O artista ainda deixa palavras de saudosismo e carinho que sentia pela banda, em especial, pelo fundador, o “japonês” Mario Yabuki. “Veja você, como são as coisas! Tantos brasileiros que poderiam ter organizado isso, mas foi um japonês de coração imenso, que era o Mario (Yabuki), por quem eu tinha profunda admiração e paixão”, comenta.
O SUCESSO E O TEATRO
“Almejar sucesso não. De jeito nenhum.” A fala tão categórica expressa, na natureza do discurso de Edson, o seu valor para consigo mesmo mediante o que ainda espera na carreira. Na verdade, não da sua vida de ator que, segundo ele, nunca levou um prêmio – e que para tanto, está excelentemente de bom tamanho. Mas da sua filosofia de que “sou famoso no sentido de que sou gente.”

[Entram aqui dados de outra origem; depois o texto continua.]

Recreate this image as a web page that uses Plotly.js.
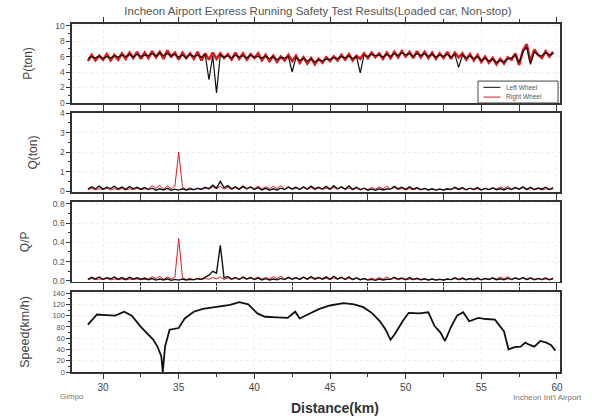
<!DOCTYPE html>
<html><head><meta charset="utf-8">
<script src="https://cdn.plot.ly/plotly-3.0.1.min.js"></script>
<style>html,body{margin:0;padding:0;background:#fff}#c{width:592px;height:419px}</style>
</head><body><div id="c"></div>
<script>
const dist = [29,29.25,29.5,29.75,30,30.25,30.5,30.75,31,31.25,31.5,31.75,32,32.25,32.5,32.75,33,33.25,33.5,33.75,34,34.25,34.5,34.75,35,35.25,35.5,35.75,36,36.25,36.5,36.75,37,37.25,37.5,37.75,38,38.25,38.5,38.75,39,39.25,39.5,39.75,40,40.25,40.5,40.75,41,41.25,41.5,41.75,42,42.25,42.5,42.75,43,43.25,43.5,43.75,44,44.25,44.5,44.75,45,45.25,45.5,45.75,46,46.25,46.5,46.75,47,47.25,47.5,47.75,48,48.25,48.5,48.75,49,49.25,49.5,49.75,50,50.25,50.5,50.75,51,51.25,51.5,51.75,52,52.25,52.5,52.75,53,53.25,53.5,53.75,54,54.25,54.5,54.75,55,55.25,55.5,55.75,56,56.25,56.5,56.75,57,57.25,57.5,57.75,58,58.25,58.5,58.75,59,59.25,59.5,59.75];

const P_right = [5.4,6.2,5.5,6.1,5.6,6.3,5.5,6.2, 5.6,6.4,5.7,6.5,5.8,6.6,5.7,6.5, 5.8,6.7,5.9,6.6,5.7,6.8,6.0,6.5, 5.6,6.5,5.8,6.4,5.7,6.6,5.5,6.4, 5.6,6.5,5.7,6.4,5.8,6.3,5.6,6.5, 5.7,6.4,5.6,6.3,5.8,6.4,5.5,6.2, 5.4,6.1,5.3,6.0,5.5,6.2,5.4,6.1, 5.2,5.9,5.1,5.8,5.0,5.7,5.2,5.9, 5.4,6.0,5.5,6.2,5.6,6.3,5.5,6.1, 5.7,6.4,5.8,6.5,5.9,6.4,5.7,6.5, 5.8,6.6,5.9,6.7,6.0,6.6,5.8,6.7, 5.9,6.6,5.8,6.5,5.7,6.4,5.8,6.6, 5.7,6.5,5.9,6.4,5.6,6.3,5.5,6.2, 5.3,6.0,5.2,5.8,5.0,5.7,5.1,5.9, 5.6,6.4,4.9,6.8,7.6,5.3,6.9,6.2, 5.8,6.7,6.0,6.6];
const P_left = [5.7,6.0,5.8,6.1,5.7,6.0,5.8,6.1, 5.9,6.2,6.0,6.3,5.9,6.3,6.0,6.2, 6.1,6.4,6.0,6.5,6.1,6.4,6.0,6.3, 5.9,6.2,5.8,6.3,6.0,6.2,5.9,6.3, 3.0,6.1,1.3,6.2,5.9,6.1,5.8,6.2, 5.9,6.1,5.8,6.2,5.9,6.0,5.8,6.1, 5.7,6.0,5.6,5.9,5.8,6.0,4.0,5.9, 5.5,5.8,5.4,5.7,5.3,5.6,5.4,5.7, 5.6,5.9,5.7,6.0,5.8,6.1,5.7,6.0, 3.9,6.2,6.0,6.3,6.1,6.2,5.9,6.3, 6.0,6.4,6.1,6.5,6.2,6.4,6.0,6.4, 6.1,6.4,6.0,6.3,5.9,6.2,6.0,6.3, 5.9,6.3,4.6,6.2,5.8,6.1,5.7,6.0, 5.5,5.8,5.4,5.7,5.2,5.5,5.3,5.7, 5.8,6.2,5.2,6.6,7.2,5.0,6.6,6.2, 6.1,6.5,6.2,6.4];

const Q_left = [0.10,0.22,0.12,0.25,0.10,0.20,0.13,0.24, 0.11,0.21,0.09,0.23,0.12,0.20,0.10,0.18, 0.08,0.15,0.05,0.12,0.06,0.14,0.04,0.10, 0.05,0.12,0.06,0.10,0.08,0.14,0.10,0.20, 0.12,0.30,0.15,0.50,0.18,0.28,0.12,0.22, 0.10,0.25,0.12,0.20,0.08,0.18,0.06,0.14, 0.05,0.12,0.06,0.15,0.08,0.20,0.10,0.18, 0.08,0.22,0.10,0.25,0.12,0.20,0.11,0.24, 0.10,0.28,0.12,0.22,0.10,0.26,0.09,0.20, 0.08,0.15,0.05,0.10,0.04,0.12,0.06,0.11, 0.10,0.24,0.12,0.20,0.09,0.22,0.10,0.18, 0.08,0.14,0.06,0.12,0.05,0.10,0.06,0.12, 0.08,0.20,0.10,0.18,0.07,0.15,0.09,0.18, 0.06,0.14,0.08,0.16,0.07,0.12,0.06,0.15, 0.08,0.18,0.10,0.22,0.09,0.20,0.08,0.16, 0.10,0.20,0.08,0.18];
const Q_right = [0.08,0.14,0.07,0.12,0.08,0.15,0.06,0.12, 0.07,0.13,0.06,0.12,0.08,0.14,0.07,0.12, 0.12,0.28,0.14,0.30,0.10,0.26,0.12,0.25, 2.00,0.22,0.08,0.18,0.06,0.15,0.07,0.16, 0.10,0.22,0.12,0.25,0.10,0.20,0.08,0.18, 0.08,0.20,0.10,0.24,0.12,0.26,0.10,0.22, 0.12,0.25,0.14,0.28,0.10,0.24,0.12,0.22, 0.10,0.20,0.08,0.18,0.07,0.16,0.08,0.15, 0.08,0.18,0.10,0.20,0.08,0.16,0.07,0.15, 0.06,0.14,0.08,0.18,0.10,0.22,0.12,0.25, 0.10,0.18,0.07,0.14,0.06,0.12,0.07,0.13, 0.06,0.12,0.05,0.11,0.06,0.12,0.05,0.10, 0.08,0.15,0.06,0.13,0.07,0.14,0.06,0.12, 0.07,0.14,0.08,0.18,0.10,0.22,0.12,0.24, 0.10,0.20,0.08,0.18,0.06,0.14,0.07,0.13, 0.06,0.12,0.07,0.11];

const QP_left = [0.017,0.037,0.020,0.041,0.017,0.033,0.022,0.039, 0.018,0.034,0.015,0.037,0.020,0.032,0.017,0.029, 0.013,0.024,0.008,0.019,0.010,0.022,0.006,0.016, 0.008,0.019,0.010,0.016,0.013,0.023,0.017,0.040, 0.060,0.100,0.080,0.370,0.030,0.046,0.020,0.036, 0.017,0.041,0.020,0.033,0.014,0.030,0.010,0.023, 0.009,0.020,0.011,0.026,0.014,0.034,0.017,0.031, 0.015,0.039,0.018,0.044,0.022,0.036,0.020,0.042, 0.018,0.048,0.021,0.037,0.017,0.043,0.015,0.033, 0.013,0.024,0.008,0.016,0.006,0.019,0.010,0.017, 0.016,0.038,0.019,0.031,0.014,0.035,0.016,0.028, 0.013,0.022,0.010,0.019,0.008,0.016,0.010,0.019, 0.013,0.032,0.016,0.029,0.012,0.025,0.015,0.030, 0.011,0.025,0.015,0.029,0.013,0.022,0.011,0.027, 0.014,0.029,0.017,0.036,0.015,0.033,0.013,0.026, 0.016,0.031,0.013,0.028];
const QP_right = [0.014,0.024,0.013,0.020,0.014,0.025,0.011,0.019, 0.012,0.020,0.010,0.019,0.013,0.021,0.012,0.018, 0.019,0.045,0.023,0.048,0.016,0.041,0.019,0.039, 0.440,0.036,0.013,0.029,0.010,0.024,0.012,0.026, 0.017,0.035,0.020,0.040,0.016,0.032,0.013,0.029, 0.013,0.032,0.017,0.039,0.020,0.042,0.017,0.036, 0.021,0.043,0.025,0.049,0.018,0.041,0.021,0.038, 0.018,0.036,0.015,0.033,0.013,0.029,0.015,0.027, 0.014,0.031,0.017,0.034,0.014,0.027,0.012,0.025, 0.010,0.023,0.013,0.029,0.016,0.035,0.019,0.040, 0.016,0.028,0.011,0.022,0.010,0.019,0.011,0.021, 0.010,0.019,0.008,0.018,0.010,0.019,0.008,0.016, 0.013,0.024,0.010,0.021,0.011,0.023,0.010,0.020, 0.013,0.026,0.015,0.033,0.019,0.040,0.022,0.044, 0.017,0.033,0.014,0.030,0.011,0.024,0.012,0.022, 0.010,0.020,0.012,0.018];

const speedDist = [29.0,29.6,30.2,30.8,31.4,31.9,32.5,33.0,33.3,33.6,33.85,33.95,34.1,34.4,35.0,35.4,36.0,36.6,37.4,38.4,39.0,39.6,40.2,40.7,41.5,42.2,42.7,43.0,43.6,44.3,45.0,45.9,46.6,47.2,47.8,48.3,48.7,49.0,49.3,49.8,50.2,50.9,51.5,51.9,52.3,52.6,53.0,53.4,53.8,54.2,54.8,55.3,55.9,56.2,56.5,56.8,57.2,57.6,57.9,58.2,58.5,58.9,59.3,59.6,59.9];
const speed = [84,102,101,100,107,100,80,66,58,45,28,0,45,75,78,95,107,112,115,119,124,120,104,98,97,96,107,95,103,112,118,122,120,115,104,90,74,57,68,90,105,104,106,82,70,55,80,100,106,90,96,94,93,83,72,40,44,45,52,48,45,55,52,48,38];

const xTicks = [30,35,40,45,50,55,60];
const legendNames = ['Left Wheel','Right Wheel'];
const titleText = "Incheon Airport Express Running Safety Test Results(Loaded car, Non-stop)";

const F = "Liberation Sans, Arial, sans-serif";
const RED = "#dc1c1c", BLK = "#111111";

const traces = [
  {x: dist, y: P_right, xaxis:'x', yaxis:'y', mode:'lines', line:{color:RED,width:2.6}, name:legendNames[1]},
  {x: dist, y: P_left, xaxis:'x', yaxis:'y', mode:'lines', line:{color:BLK,width:1.2}, name:legendNames[0]},
  {x: dist, y: Q_right, xaxis:'x2', yaxis:'y2', mode:'lines', line:{color:RED,width:1}},
  {x: dist, y: Q_left, xaxis:'x2', yaxis:'y2', mode:'lines', line:{color:BLK,width:1.4}},
  {x: dist, y: QP_right, xaxis:'x3', yaxis:'y3', mode:'lines', line:{color:RED,width:1}},
  {x: dist, y: QP_left, xaxis:'x3', yaxis:'y3', mode:'lines', line:{color:BLK,width:1.4}},
  {x: speedDist, y: speed, xaxis:'x4', yaxis:'y4', mode:'lines', line:{color:BLK,width:1.8}}
];

function xa(anchor, labels){
  return {anchor:anchor, range:[27.95,60.2], tickvals:xTicks, ticktext:xTicks.map(String),
    showticklabels:labels, ticks:'outside', ticklen:5, tickcolor:'#333', mirror:'ticks',
    minor:{dtick:2.5, tick0:27.5, ticks:'outside', ticklen:3, tickcolor:'#333', showgrid:false},
    showline:true, linecolor:'#333', linewidth:1.6, showgrid:true, gridcolor:'#eeeeee', griddash:'dot',
    zeroline:false, tickfont:{size:10, color:'#444', family:F}, matches: anchor==='y4'?undefined:'x4'};
}
function ya(dom, range, dtick, minor, title, fmt, fsize, tsize){
  return {domain:dom, range:range, dtick:dtick, tick0:0, ticks:'outside', ticklen:4, tickcolor:'#333',
    minor:{dtick:minor, ticks:'outside', ticklen:2, tickcolor:'#333', showgrid:false},
    showline:true, linecolor:'#333', linewidth:1.6, mirror:true, showgrid:true, gridcolor:'#eeeeee', griddash:'dot',
    zeroline:false, tickformat:fmt, tickfont:{size:fsize, color:'#555', family:F},
    title:{text:title, font:{size:tsize, color:'#444', family:F}, standoff:20}};
}

// legend drawn as a small boxed key (paper coordinates)
const LX0 = 0.832, LX1 = 0.996, LY0 = 0.773, LY1 = 0.836;
const legendRows = [0.818, 0.790];
const shapes = [
  {type:'rect', xref:'paper', yref:'paper', x0:LX0, x1:LX1, y0:LY0, y1:LY1, line:{color:'#444', width:1}, fillcolor:'#fff', layer:'above'},
  {type:'line', xref:'paper', yref:'paper', x0:0.843, x1:0.878, y0:legendRows[0], y1:legendRows[0], line:{color:BLK, width:1}, layer:'above'},
  {type:'line', xref:'paper', yref:'paper', x0:0.843, x1:0.878, y0:legendRows[1], y1:legendRows[1], line:{color:RED, width:1}, layer:'above'}
];

const layout = {
  width:592, height:419, paper_bgcolor:'#fff', plot_bgcolor:'#fff',
  margin:{l:72, r:32, t:24, b:47},
  font:{family:F},
  showlegend:false,
  title:{text:titleText, font:{size:11.5, color:'#555', family:F}, xref:'container', x:0.537, xanchor:'center', yref:'container', y:0.974, yanchor:'middle'},
  xaxis: xa('y', false), xaxis2: xa('y2', false), xaxis3: xa('y3', false), xaxis4: xa('y4', true),
  yaxis: ya([0.773,1], [0,10.2], 2, 1, 'P(ton)', 'd', 8.5, 12),
  yaxis2: ya([0.517,0.744], [-0.05,4.0], 1, 0.5, 'Q(ton)', 'd', 8.5, 12),
  yaxis3: ya([0.259,0.489], [-0.01,0.82], 0.2, 0.1, 'Q/P', '.1f', 8.5, 12),
  yaxis4: ya([0,0.23], [0,142], 20, 10, 'Speed(km/h)', 'd', 7.5, 12.5),
  shapes: shapes,
  annotations:[
    {text:legendNames[0], xref:'paper', yref:'paper', x:0.885, y:legendRows[0], showarrow:false, font:{size:6.5, color:'#555', family:F}, xanchor:'left', yanchor:'middle'},
    {text:legendNames[1], xref:'paper', yref:'paper', x:0.885, y:legendRows[1], showarrow:false, font:{size:6.5, color:'#555', family:F}, xanchor:'left', yanchor:'middle'},
    {text:'Distance(km)', xref:'paper', yref:'paper', x:0.539, y:-0.103, showarrow:false, font:{size:14, color:'#333', family:F, weight:'bold'}, xanchor:'center', yanchor:'middle'},
    {text:'Gimpo', xref:'paper', yref:'paper', x:0.0, y:-0.069, showarrow:false, font:{size:8, color:'#777', family:F}, xanchor:'center', yanchor:'middle'},
    {text:"Incheon Int'l Airport", xref:'paper', yref:'paper', x:0.975, y:-0.072, showarrow:false, font:{size:8, color:'#777', family:F}, xanchor:'center', yanchor:'middle'}
  ]
};

Plotly.newPlot('c', traces, layout, {displayModeBar:false, staticPlot:true});
</script>
</body></html>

“Eu tinha uma grande vontade de conhecer a Eva Wilma. Depois, uma loucura para conhecer a Xuxa. Tentei muitos meios, mas não consegui. Então desisti. Mas nessa de tentar conhecer a quem eu admirava, percebi que também sou admirado, no sentido de ser como sou: gente. Não preciso conquistar o mundo. Quando sento na calçada da minha casa, sei que muitos que ali passam me conhecem e me respeitam. Admiro o quão sou e fui, como uma pessoa trabalhadora, de caráter e respeitada.”
Ainda, para finalizar, o ator declama contraposição à fama. Algo muito difícil de se desassociar levando em consideração os dias atuais e as repercussões que um artista é levado a se envolver. Mas algo que para Edson Palata não tem as chamadas ‘cores e sabores’. “Fama? Não. Eu quero fazer o que eu gosto. Assim como homens gostam de tomar cerveja e curtir seu futebol, eu amo teatro, dança, aquele espetáculo que te tira o fôlego.”